Bruno Pacheco e Ben Callaway O lado mais tóxico da realidade

São os mais jovens artistas de sempre a tomar conta de todo o espaço de exposições da Culturgest. É que, diz o comissário da exposição, a qualidade da obra deles não deixa dúvidas

No pequeno-grande mundo da blogosfera há quem compare o ambiente dos vídeos de Ben Callaway à vertigem induzida pela ketamina. Não admira: há qualquer coisa de tóxico e perturbador na forma como as suas imagens nos levam a perder o pé, submersos num sonho de cores saturadas e ritmos fracturados. Na Culturgest, em Lisboa, onde ocupa as duas salas da Galeria 1, Ben Callaway apresenta quatro trabalhos: Rigadoon, Down There, Version e Platform. Nenhum destes pequenos filmes ultrapassa os cinco minutos. Contudo, qualquer coisa neles deixa no ar a sensação de longas narrativas, pinturas em movimento em que a ligação entre sucessivas impressões e atmosferas parece escapar-nos por entre os dedos.
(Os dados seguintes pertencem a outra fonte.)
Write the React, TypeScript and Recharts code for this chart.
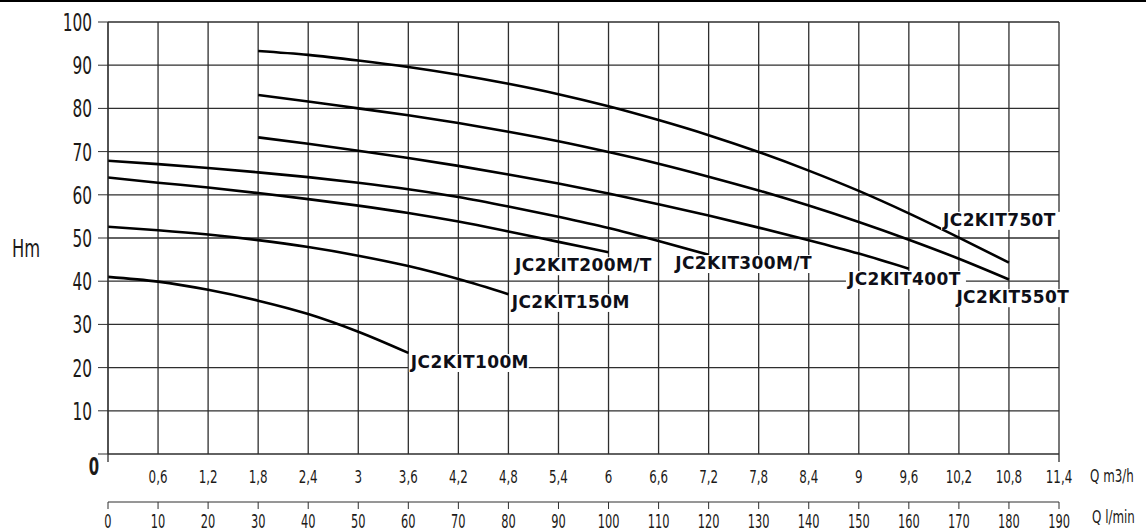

A maioria concordará: "Normalmente um artista de 28 anos não tem ainda a consistência que permita fazer uma avaliação muito fundamentada da sua obra", reconhece o comissário da exposição, Miguel Wandschneider. Mas sublinha: "Em relação ao Ben, não tenho dúvidas nenhumas".
Wandschneider conheceu Ben Callaway em Londres através de Bruno Pacheco, durante a preparação da exposição deste último artista, que actualmente ocupa a Galeria 2, também da Culturgest, maioritariamente com trabalhos de pintura, mas também vídeo e objectos. Depois de visionar o seu trabalho, a decisão do comissário de os juntar foi quase imediata.
Apesar das diferenças, as afinidades entre o trabalho de um e outro são profundas. A começar pelos processos baseados na recolha e apropriação de imagens anónimas.
Ben Callaway (n. Bristol, 1978) aproveita normalmente vídeos em VHS, produções caseiras, promocionais ou trechos de documentários que manipula passando os registos uma e outra vez entre gravadores analógicos e daí para formato digital. A degradação das imagens e a corrupção dos ritmos começa desde logo aqui.
Bruno Pacheco (n. Lisboa, 1974) usa também com frequência imagens alheias como ponto de partida para a maioria das suas obras em pintura. No seu caso, a Internet é uma fonte primária de recolha, normalmente de retratos de grupo, quase sempre imagens frontais de situações de convívio.
Da transposição destas imagens para tela ou papel nascem pinturas de características distintas mas quase sempre assombradas por um certo estranhamento, seja pelas coreografias suspensas, pelos sorrisos tornados postiços - quase ameaçadores -, pelas feições tornadas máscaras ou pelos contornos que aqui e ali se desfazem e sugerem o terror da diluição das personagens contra os fundos.
Depois da sua primeira exposição individual na galeria Lisboa 20, em 2004, Bruno Pacheco ganhou o Prémio União Latina em 2005. Já no ano passado expôs também individualmente na Quadrado Azul do Porto e na HollyBush Gardens Gallery de Londres. Naquela que é a sua primeira grande exposição institucional, Pacheco apresenta quase exclusivamente trabalhos realizados no último ano - segundo o comissário da exposição, estará representada apenas cerca de metade da obra produzida pelo artista nesse período.
Miguel Wandschneider, que em 2002 dedicou uma das exposições do programa de vídeo Slow Motion ao artista, sublinha a "vitalidade e intensidade do seu processo criativo" e "uma atitude constante contra os parâmetros do estilo". "O Bruno está permanentemente a despistar os critérios de bom-gosto, o virtuosismo, a eventual docilidade que a pintura possa ganhar", comenta o comissário.